## Start Available data
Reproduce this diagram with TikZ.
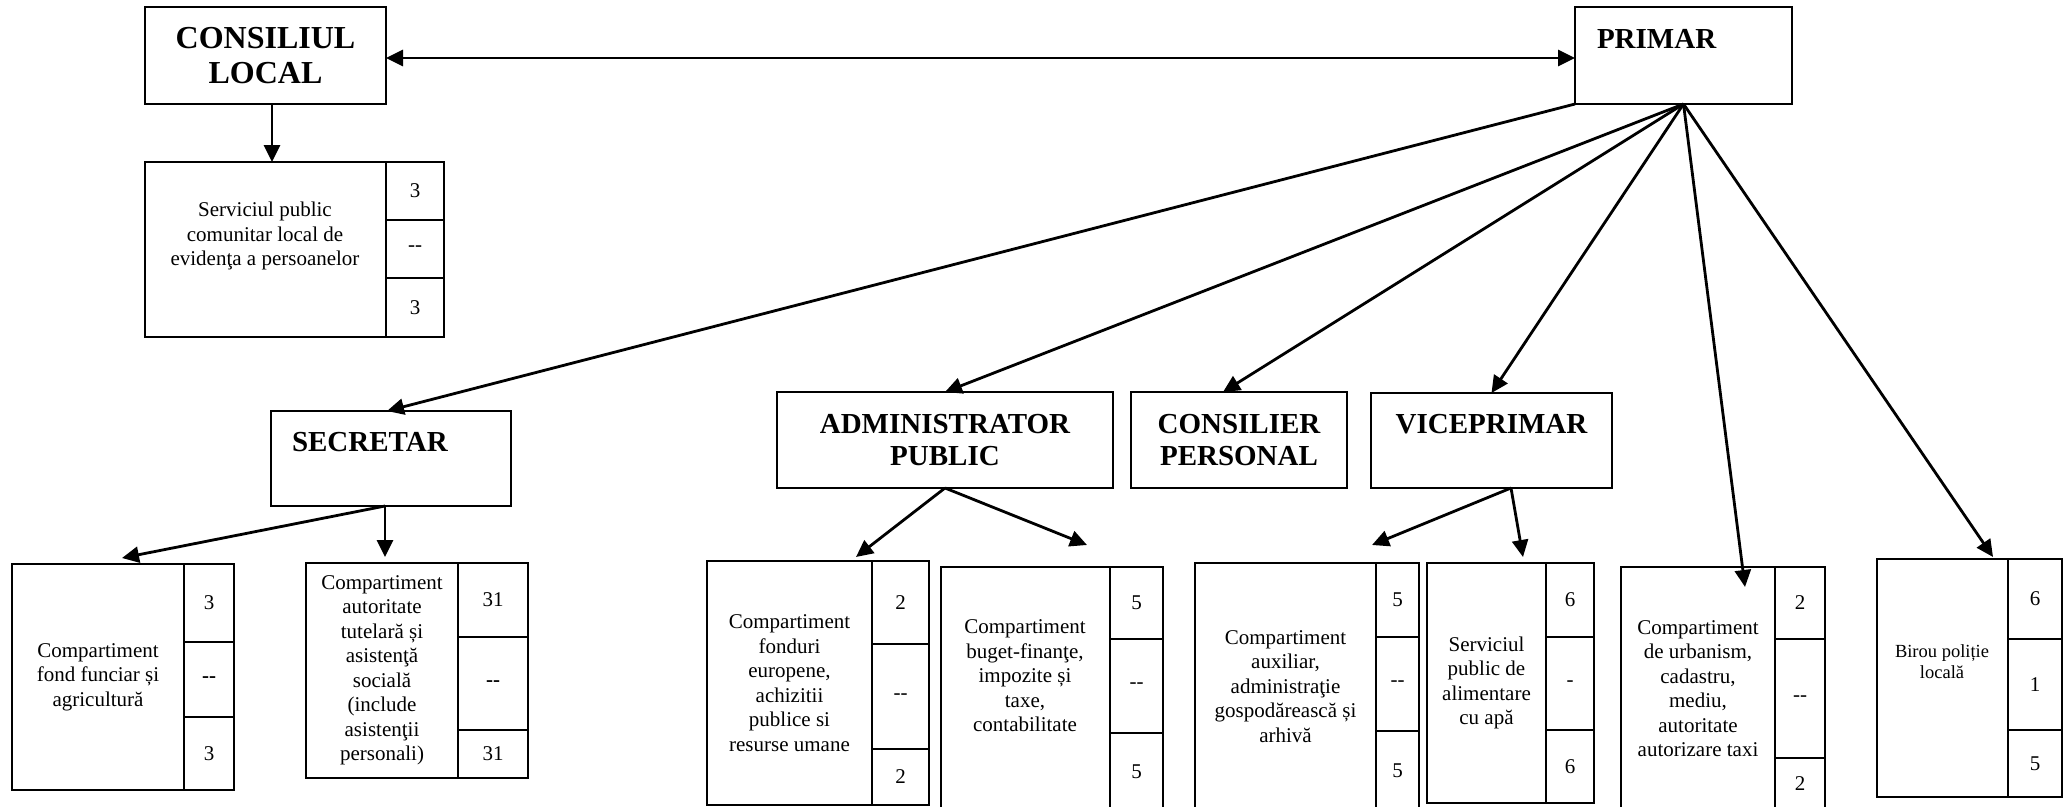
\documentclass[tikz,border=0pt]{standalone}
\usepackage{fontspec}
\setmainfont{Liberation Serif}
\usetikzlibrary{arrows.meta}
\newcommand\dsh{-\kern0pt-}
\tikzset{
  box/.style = {draw=black, line width=2.1pt, inner sep=0pt, outer sep=0pt,
    align=center},
  hdr/.style = {box, font=\bfseries\fontsize{29}{32.5}\selectfont},
  dtx/.style = {align=center, inner sep=0pt,
    font=\fontsize{21}{24.5}\selectfont},
  dep/.style = {box, dtx},
  nr/.style = {box, font=\fontsize{21}{24}\selectfont},
  lnk/.style = {->, line width=2.8pt}
}
\begin{document}
\begin{tikzpicture}[x=1pt, y=-1pt, >={Triangle[length=17pt,width=16pt]}]
\useasboundingbox (0,0) rectangle (2069,806);
\node [hdr, font=\bfseries\fontsize{32}{35}\selectfont, minimum width=241,
  minimum height=97] (cl) at (265.5,55.5) {CONSILIUL\\LOCAL};
\node [hdr, minimum width=217, minimum height=97, text width=173,
  align=left] (prim) at (1683.5,55.5) {PRIMAR\\\mbox{}};
\node [hdr, minimum width=240, minimum height=95, text width=198,
  align=left] (sec) at (391,458.5) {SECRETAR\\\mbox{}};
\node [hdr, minimum width=336, minimum height=96] (adm) at (945,440)
  {ADMINISTRATOR\\PUBLIC};
\node [hdr, minimum width=216, minimum height=96] (cons) at (1239,440)
  {CONSILIER\\PERSONAL};
\node [hdr, minimum width=241, minimum height=95] (vice) at (1491.5,440.5)
  {VICEPRIMAR\\\mbox{}};

\node [dep, minimum width=241, minimum height=175] (svc) at (265.5,249.5) {};
\node [dtx] (svctxt) at (265,236)
  {Serviciul public\\comunitar local de\\evidenţa a persoanelor};
\node [dep, minimum width=172, minimum height=226] (fond) at (98,677)
  {Compartiment\\fond funciar și\\agricultură};
\node [dep, minimum width=152, minimum height=215] (tut) at (382,670.5)
  {Compartiment\\autoritate\\tutelară și\\asistenţă\\socială\\(include\\asistenţii\\personali)};
\node [dep, minimum width=165, minimum height=244] (fon) at (789.5,683)
  {Compartiment\\fonduri\\europene,\\achizitii\\publice si\\resurse umane};
\node [dep, minimum width=169, minimum height=243] (bug) at (1025.5,688.5) {};
\node [dtx] (bugtxt) at (1025,676)
  {Compartiment\\buget-finanţe,\\impozite și\\taxe,\\contabilitate};
\node [dep, minimum width=181, minimum height=247] (aux) at (1285.5,686.5)
  {Compartiment\\auxiliar,\\administraţie\\gospodărească și\\arhivă};
\node [dep, minimum width=119, minimum height=240] (apa) at (1486.5,683)
  {Serviciul\\public de\\alimentare\\cu apă};
\node [dep, minimum width=154, minimum height=243] (urb) at (1698,688.5)
  {Compartiment\\de urbanism,\\cadastru,\\mediu,\\autoritate\\autorizare taxi};
\node [dep, minimum width=131, minimum height=238] (pol) at (1942.5,678) {};
\node [dtx, font=\fontsize{18.5}{21}\selectfont] (poltxt) at (1942,662)
  {Birou poliție\\locală};

\foreach \nm/\xa/\xb/\ya/\yb/\yc/\yd/\ta/\tb/\tc in {
  svc/386/444/162/220/278/337/3/{\dsh}/3,
  fond/184/234/564/642/717/790/3/{\bfseries\dsh}/3,
  tut/458/528/563/637/730/778/31/{\bfseries\dsh}/31,
  fon/872/929/561/644/749/805/2/{\dsh}/2,
  bug/1110/1163/567/639/733/810/5/{\dsh}/5,
  aux/1376/1419/563/637/731/810/5/{\dsh}/5,
  apa/1546/1594/563/637/730/803/6/-/6,
  urb/1775/1825/567/639/758/810/2/{\dsh}/2,
  pol/2008/2062/559/639/730/797/6/1/5}{
  \node [nr, minimum width=\xb-\xa, minimum height=\yb-\ya] (\nm-a)
    at ({(\xa+\xb)/2},{(\ya+\yb)/2}) {\ta};
  \node [nr, minimum width=\xb-\xa, minimum height=\yc-\yb] (\nm-b)
    at ({(\xa+\xb)/2},{(\yb+\yc)/2}) {\tb};
  \node [nr, minimum width=\xb-\xa, minimum height=\yd-\yc] (\nm-c)
    at ({(\xa+\xb)/2},{(\yc+\yd)/2}) {\tc};
}

\coordinate (fondtip) at (122,558);
\coordinate (tuttip) at (385,557);
\coordinate (fontip) at (856,557);
\coordinate (bugtip) at (1087,545);
\coordinate (auxtip) at (1372,545);
\coordinate (apatip) at (1523,557);
\coordinate (urbtip) at (1745,587);
\coordinate (poltip) at (1993,557);

\draw [<->, line width=2.8pt] ([yshift=-2.5pt]cl.east) -- ([yshift=-2.5pt]prim.west);
\draw [lnk] ([xshift=6.5pt]cl.south) -- ([xshift=6.5pt]svc.north);
\draw [lnk] (prim.south west) -- ([xshift=-4pt]sec.north);
\draw [lnk] (prim.south) -- (adm.north);
\draw [lnk] (prim.south) -- ([xshift=-16pt]cons.north);
\draw [lnk] (prim.south) -- (vice.north);
\draw [lnk] (prim.south) -- (urbtip);
\draw [lnk] (prim.south) -- (poltip);
\draw [lnk] ([xshift=-6pt]sec.south) -- (fondtip);
\draw [lnk] ([xshift=-6pt]sec.south) -- (tuttip);
\draw [lnk] (adm.south) -- (fontip);
\draw [lnk] (adm.south) -- (bugtip);
\draw [lnk] ([xshift=19.5pt]vice.south) -- (auxtip);
\draw [lnk] ([xshift=19.5pt]vice.south) -- (apatip);
\end{tikzpicture}
\end{document}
## End Available data
Written problem
Restate the whole listing above exactly, please, omitting every image.

Correct output
Reproduce this diagram with TikZ.
\documentclass[tikz,border=0pt]{standalone}
\usepackage{fontspec}
\setmainfont{Liberation Serif}
\usetikzlibrary{arrows.meta}
\newcommand\dsh{-\kern0pt-}
\tikzset{
  box/.style = {draw=black, line width=2.1pt, inner sep=0pt, outer sep=0pt,
    align=center},
  hdr/.style = {box, font=\bfseries\fontsize{29}{32.5}\selectfont},
  dtx/.style = {align=center, inner sep=0pt,
    font=\fontsize{21}{24.5}\selectfont},
  dep/.style = {box, dtx},
  nr/.style = {box, font=\fontsize{21}{24}\selectfont},
  lnk/.style = {->, line width=2.8pt}
}
\begin{document}
\begin{tikzpicture}[x=1pt, y=-1pt, >={Triangle[length=17pt,width=16pt]}]
\useasboundingbox (0,0) rectangle (2069,806);
\node [hdr, font=\bfseries\fontsize{32}{35}\selectfont, minimum width=241,
  minimum height=97] (cl) at (265.5,55.5) {CONSILIUL\\LOCAL};
\node [hdr, minimum width=217, minimum height=97, text width=173,
  align=left] (prim) at (1683.5,55.5) {PRIMAR\\\mbox{}};
\node [hdr, minimum width=240, minimum height=95, text width=198,
  align=left] (sec) at (391,458.5) {SECRETAR\\\mbox{}};
\node [hdr, minimum width=336, minimum height=96] (adm) at (945,440)
  {ADMINISTRATOR\\PUBLIC};
\node [hdr, minimum width=216, minimum height=96] (cons) at (1239,440)
  {CONSILIER\\PERSONAL};
\node [hdr, minimum width=241, minimum height=95] (vice) at (1491.5,440.5)
  {VICEPRIMAR\\\mbox{}};

\node [dep, minimum width=241, minimum height=175] (svc) at (265.5,249.5) {};
\node [dtx] (svctxt) at (265,236)
  {Serviciul public\\comunitar local de\\evidenţa a persoanelor};
\node [dep, minimum width=172, minimum height=226] (fond) at (98,677)
  {Compartiment\\fond funciar și\\agricultură};
\node [dep, minimum width=152, minimum height=215] (tut) at (382,670.5)
  {Compartiment\\autoritate\\tutelară și\\asistenţă\\socială\\(include\\asistenţii\\personali)};
\node [dep, minimum width=165, minimum height=244] (fon) at (789.5,683)
  {Compartiment\\fonduri\\europene,\\achizitii\\publice si\\resurse umane};
\node [dep, minimum width=169, minimum height=243] (bug) at (1025.5,688.5) {};
\node [dtx] (bugtxt) at (1025,676)
  {Compartiment\\buget-finanţe,\\impozite și\\taxe,\\contabilitate};
\node [dep, minimum width=181, minimum height=247] (aux) at (1285.5,686.5)
  {Compartiment\\auxiliar,\\administraţie\\gospodărească și\\arhivă};
\node [dep, minimum width=119, minimum height=240] (apa) at (1486.5,683)
  {Serviciul\\public de\\alimentare\\cu apă};
\node [dep, minimum width=154, minimum height=243] (urb) at (1698,688.5)
  {Compartiment\\de urbanism,\\cadastru,\\mediu,\\autoritate\\autorizare taxi};
\node [dep, minimum width=131, minimum height=238] (pol) at (1942.5,678) {};
\node [dtx, font=\fontsize{18.5}{21}\selectfont] (poltxt) at (1942,662)
  {Birou poliție\\locală};

\foreach \nm/\xa/\xb/\ya/\yb/\yc/\yd/\ta/\tb/\tc in {
  svc/386/444/162/220/278/337/3/{\dsh}/3,
  fond/184/234/564/642/717/790/3/{\bfseries\dsh}/3,
  tut/458/528/563/637/730/778/31/{\bfseries\dsh}/31,
  fon/872/929/561/644/749/805/2/{\dsh}/2,
  bug/1110/1163/567/639/733/810/5/{\dsh}/5,
  aux/1376/1419/563/637/731/810/5/{\dsh}/5,
  apa/1546/1594/563/637/730/803/6/-/6,
  urb/1775/1825/567/639/758/810/2/{\dsh}/2,
  pol/2008/2062/559/639/730/797/6/1/5}{
  \node [nr, minimum width=\xb-\xa, minimum height=\yb-\ya] (\nm-a)
    at ({(\xa+\xb)/2},{(\ya+\yb)/2}) {\ta};
  \node [nr, minimum width=\xb-\xa, minimum height=\yc-\yb] (\nm-b)
    at ({(\xa+\xb)/2},{(\yb+\yc)/2}) {\tb};
  \node [nr, minimum width=\xb-\xa, minimum height=\yd-\yc] (\nm-c)
    at ({(\xa+\xb)/2},{(\yc+\yd)/2}) {\tc};
}

\coordinate (fondtip) at (122,558);
\coordinate (tuttip) at (385,557);
\coordinate (fontip) at (856,557);
\coordinate (bugtip) at (1087,545);
\coordinate (auxtip) at (1372,545);
\coordinate (apatip) at (1523,557);
\coordinate (urbtip) at (1745,587);
\coordinate (poltip) at (1993,557);

\draw [<->, line width=2.8pt] ([yshift=-2.5pt]cl.east) -- ([yshift=-2.5pt]prim.west);
\draw [lnk] ([xshift=6.5pt]cl.south) -- ([xshift=6.5pt]svc.north);
\draw [lnk] (prim.south west) -- ([xshift=-4pt]sec.north);
\draw [lnk] (prim.south) -- (adm.north);
\draw [lnk] (prim.south) -- ([xshift=-16pt]cons.north);
\draw [lnk] (prim.south) -- (vice.north);
\draw [lnk] (prim.south) -- (urbtip);
\draw [lnk] (prim.south) -- (poltip);
\draw [lnk] ([xshift=-6pt]sec.south) -- (fondtip);
\draw [lnk] ([xshift=-6pt]sec.south) -- (tuttip);
\draw [lnk] (adm.south) -- (fontip);
\draw [lnk] (adm.south) -- (bugtip);
\draw [lnk] ([xshift=19.5pt]vice.south) -- (auxtip);
\draw [lnk] ([xshift=19.5pt]vice.south) -- (apatip);
\end{tikzpicture}
\end{document}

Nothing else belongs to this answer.